• [Exercise description]: Please print exactly the lines below, from the start of the material up to and including the line with "min_border_right=3, min_border_top=3, min_border_bottom=28)", but none of the pictures.
--------------------------------------------------
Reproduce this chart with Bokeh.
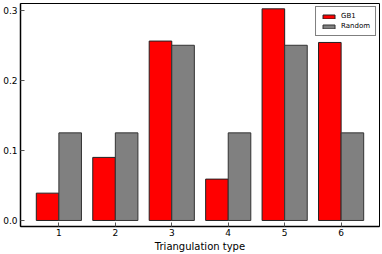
from bokeh.plotting import figure
from bokeh.models import ColumnDataSource, FixedTicker, Range1d, Legend, LegendItem, CustomJSTickFormatter
from bokeh.embed import file_html
from bokeh.resources import INLINE

categories = [1, 2, 3, 4, 5, 6]
gb1 = [0.039, 0.090, 0.256, 0.059, 0.302, 0.254]
random_vals = [0.125, 0.125, 0.250, 0.125, 0.250, 0.125]
y_ticks = [0.0, 0.1, 0.2, 0.3]
bar_w = 0.4

FONT = "DejaVu Sans"

p = figure(width=382, height=254, output_backend="svg", toolbar_location=None,
           x_range=Range1d(0.32, 6.68), y_range=Range1d(-0.0086, 0.3096),
           min_border_left=20, min_border_right=3, min_border_top=3, min_border_bottom=28)

src = ColumnDataSource(dict(
    x_gb=[c - bar_w / 2 for c in categories],
    x_rd=[c + bar_w / 2 for c in categories],
    gb1=gb1, rd=random_vals))

r1 = p.vbar(x="x_gb", top="gb1", bottom=0, width=bar_w, source=src,
            fill_color="#ff0000", line_color="#222222", line_width=1)
r2 = p.vbar(x="x_rd", top="rd", bottom=0, width=bar_w, source=src,
            fill_color="#808080", line_color="#333333", line_width=1)

p.xgrid.visible = False
p.ygrid.visible = False
p.outline_line_color = "black"
p.outline_line_width = 1

for ax in (p.xaxis[0], p.yaxis[0]):
    ax.major_tick_in = 4
    ax.major_tick_out = 0
    ax.minor_tick_in = 0
    ax.minor_tick_out = 0
    ax.axis_line_color = "black"
    ax.axis_line_width = 1.5
    ax.major_tick_line_color = "#555555"
    ax.major_label_text_font = FONT
    ax.major_label_text_font_size = "9px"
    ax.major_label_text_color = "black"

p.yaxis.major_label_standoff = 3
p.xaxis.major_label_standoff = 2
p.xaxis.ticker = FixedTicker(ticks=categories)
p.yaxis.ticker = FixedTicker(ticks=y_ticks)
p.yaxis.formatter = CustomJSTickFormatter(code="return tick.toFixed(1);")
p.xaxis.axis_label = "Triangulation type"
p.xaxis.axis_label_text_font = FONT
p.xaxis.axis_label_text_font_size = "10px"
p.xaxis.axis_label_text_font_style = "normal"
p.xaxis.axis_label_text_color = "black"
p.xaxis.axis_label_standoff = 2

legend = Legend(items=[LegendItem(label="GB1", renderers=[r1]),
                       LegendItem(label="Random", renderers=[r2])],
                location="top_right")
legend.label_text_font = FONT
legend.label_text_font_size = "7px"
legend.label_text_color = "black"
legend.glyph_width = 15
legend.glyph_height = 5
legend.label_height = 8
legend.spacing = 2
legend.padding = 5
legend.margin = 3
legend.border_line_color = "black"
legend.border_line_width = 1
legend.label_standoff = 5
p.add_layout(legend)

open("out.html", "w").write(file_html(p, INLINE))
--------------------------------------------------
• [Full response]:
Reproduce this chart with Bokeh.
from bokeh.plotting import figure
from bokeh.models import ColumnDataSource, FixedTicker, Range1d, Legend, LegendItem, CustomJSTickFormatter
from bokeh.embed import file_html
from bokeh.resources import INLINE

categories = [1, 2, 3, 4, 5, 6]
gb1 = [0.039, 0.090, 0.256, 0.059, 0.302, 0.254]
random_vals = [0.125, 0.125, 0.250, 0.125, 0.250, 0.125]
y_ticks = [0.0, 0.1, 0.2, 0.3]
bar_w = 0.4

FONT = "DejaVu Sans"

p = figure(width=382, height=254, output_backend="svg", toolbar_location=None,
           x_range=Range1d(0.32, 6.68), y_range=Range1d(-0.0086, 0.3096),
           min_border_left=20, min_border_right=3, min_border_top=3, min_border_bottom=28)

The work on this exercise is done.